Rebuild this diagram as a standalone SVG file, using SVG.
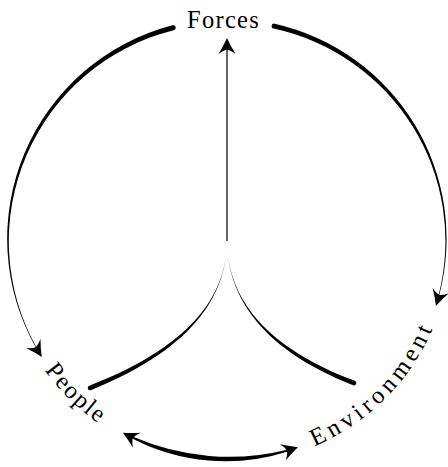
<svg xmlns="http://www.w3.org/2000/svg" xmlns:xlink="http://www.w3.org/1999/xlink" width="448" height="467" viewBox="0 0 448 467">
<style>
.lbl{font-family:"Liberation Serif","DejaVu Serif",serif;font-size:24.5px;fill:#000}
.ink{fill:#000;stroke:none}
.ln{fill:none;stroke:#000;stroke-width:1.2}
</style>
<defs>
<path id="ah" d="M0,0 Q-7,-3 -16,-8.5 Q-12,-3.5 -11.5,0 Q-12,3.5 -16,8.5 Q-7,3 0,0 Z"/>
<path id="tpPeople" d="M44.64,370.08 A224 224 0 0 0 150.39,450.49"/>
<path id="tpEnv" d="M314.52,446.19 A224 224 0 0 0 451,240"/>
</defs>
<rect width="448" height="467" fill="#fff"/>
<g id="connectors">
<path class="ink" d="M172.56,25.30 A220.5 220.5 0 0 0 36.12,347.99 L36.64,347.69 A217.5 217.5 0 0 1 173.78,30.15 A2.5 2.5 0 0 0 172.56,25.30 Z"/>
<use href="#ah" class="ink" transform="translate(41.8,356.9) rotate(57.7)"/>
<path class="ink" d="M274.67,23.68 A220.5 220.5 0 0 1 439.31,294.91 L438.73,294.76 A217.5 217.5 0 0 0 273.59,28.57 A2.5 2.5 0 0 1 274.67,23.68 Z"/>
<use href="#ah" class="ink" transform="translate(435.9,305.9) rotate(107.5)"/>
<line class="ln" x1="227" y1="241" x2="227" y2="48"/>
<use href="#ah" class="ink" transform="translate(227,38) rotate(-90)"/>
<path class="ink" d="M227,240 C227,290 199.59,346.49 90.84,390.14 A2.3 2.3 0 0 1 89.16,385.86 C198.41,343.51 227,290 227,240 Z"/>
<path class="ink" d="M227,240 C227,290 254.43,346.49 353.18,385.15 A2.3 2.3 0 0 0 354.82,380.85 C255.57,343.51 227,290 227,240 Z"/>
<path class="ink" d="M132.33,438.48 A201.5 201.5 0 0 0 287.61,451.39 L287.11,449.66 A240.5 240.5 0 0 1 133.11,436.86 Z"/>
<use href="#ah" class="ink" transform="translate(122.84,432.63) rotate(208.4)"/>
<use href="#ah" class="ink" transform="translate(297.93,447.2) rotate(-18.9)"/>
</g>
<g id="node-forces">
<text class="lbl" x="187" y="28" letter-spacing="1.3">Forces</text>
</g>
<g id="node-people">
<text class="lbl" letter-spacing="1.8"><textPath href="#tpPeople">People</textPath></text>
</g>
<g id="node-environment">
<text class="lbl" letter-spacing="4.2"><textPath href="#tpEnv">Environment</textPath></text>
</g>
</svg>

==================================================

- **REQUIRED TASK**
All the material shown above is to be copied exactly, with no pictures carried over.

- **SOLUTION TO THIS TASK**
Rebuild this diagram as a standalone SVG file, using SVG.
<svg xmlns="http://www.w3.org/2000/svg" xmlns:xlink="http://www.w3.org/1999/xlink" width="448" height="467" viewBox="0 0 448 467">
<style>
.lbl{font-family:"Liberation Serif","DejaVu Serif",serif;font-size:24.5px;fill:#000}
.ink{fill:#000;stroke:none}
.ln{fill:none;stroke:#000;stroke-width:1.2}
</style>
<defs>
<path id="ah" d="M0,0 Q-7,-3 -16,-8.5 Q-12,-3.5 -11.5,0 Q-12,3.5 -16,8.5 Q-7,3 0,0 Z"/>
<path id="tpPeople" d="M44.64,370.08 A224 224 0 0 0 150.39,450.49"/>
<path id="tpEnv" d="M314.52,446.19 A224 224 0 0 0 451,240"/>
</defs>
<rect width="448" height="467" fill="#fff"/>
<g id="connectors">
<path class="ink" d="M172.56,25.30 A220.5 220.5 0 0 0 36.12,347.99 L36.64,347.69 A217.5 217.5 0 0 1 173.78,30.15 A2.5 2.5 0 0 0 172.56,25.30 Z"/>
<use href="#ah" class="ink" transform="translate(41.8,356.9) rotate(57.7)"/>
<path class="ink" d="M274.67,23.68 A220.5 220.5 0 0 1 439.31,294.91 L438.73,294.76 A217.5 217.5 0 0 0 273.59,28.57 A2.5 2.5 0 0 1 274.67,23.68 Z"/>
<use href="#ah" class="ink" transform="translate(435.9,305.9) rotate(107.5)"/>
<line class="ln" x1="227" y1="241" x2="227" y2="48"/>
<use href="#ah" class="ink" transform="translate(227,38) rotate(-90)"/>
<path class="ink" d="M227,240 C227,290 199.59,346.49 90.84,390.14 A2.3 2.3 0 0 1 89.16,385.86 C198.41,343.51 227,290 227,240 Z"/>
<path class="ink" d="M227,240 C227,290 254.43,346.49 353.18,385.15 A2.3 2.3 0 0 0 354.82,380.85 C255.57,343.51 227,290 227,240 Z"/>
<path class="ink" d="M132.33,438.48 A201.5 201.5 0 0 0 287.61,451.39 L287.11,449.66 A240.5 240.5 0 0 1 133.11,436.86 Z"/>
<use href="#ah" class="ink" transform="translate(122.84,432.63) rotate(208.4)"/>
<use href="#ah" class="ink" transform="translate(297.93,447.2) rotate(-18.9)"/>
</g>
<g id="node-forces">
<text class="lbl" x="187" y="28" letter-spacing="1.3">Forces</text>
</g>
<g id="node-people">
<text class="lbl" letter-spacing="1.8"><textPath href="#tpPeople">People</textPath></text>
</g>
<g id="node-environment">
<text class="lbl" letter-spacing="4.2"><textPath href="#tpEnv">Environment</textPath></text>
</g>
</svg>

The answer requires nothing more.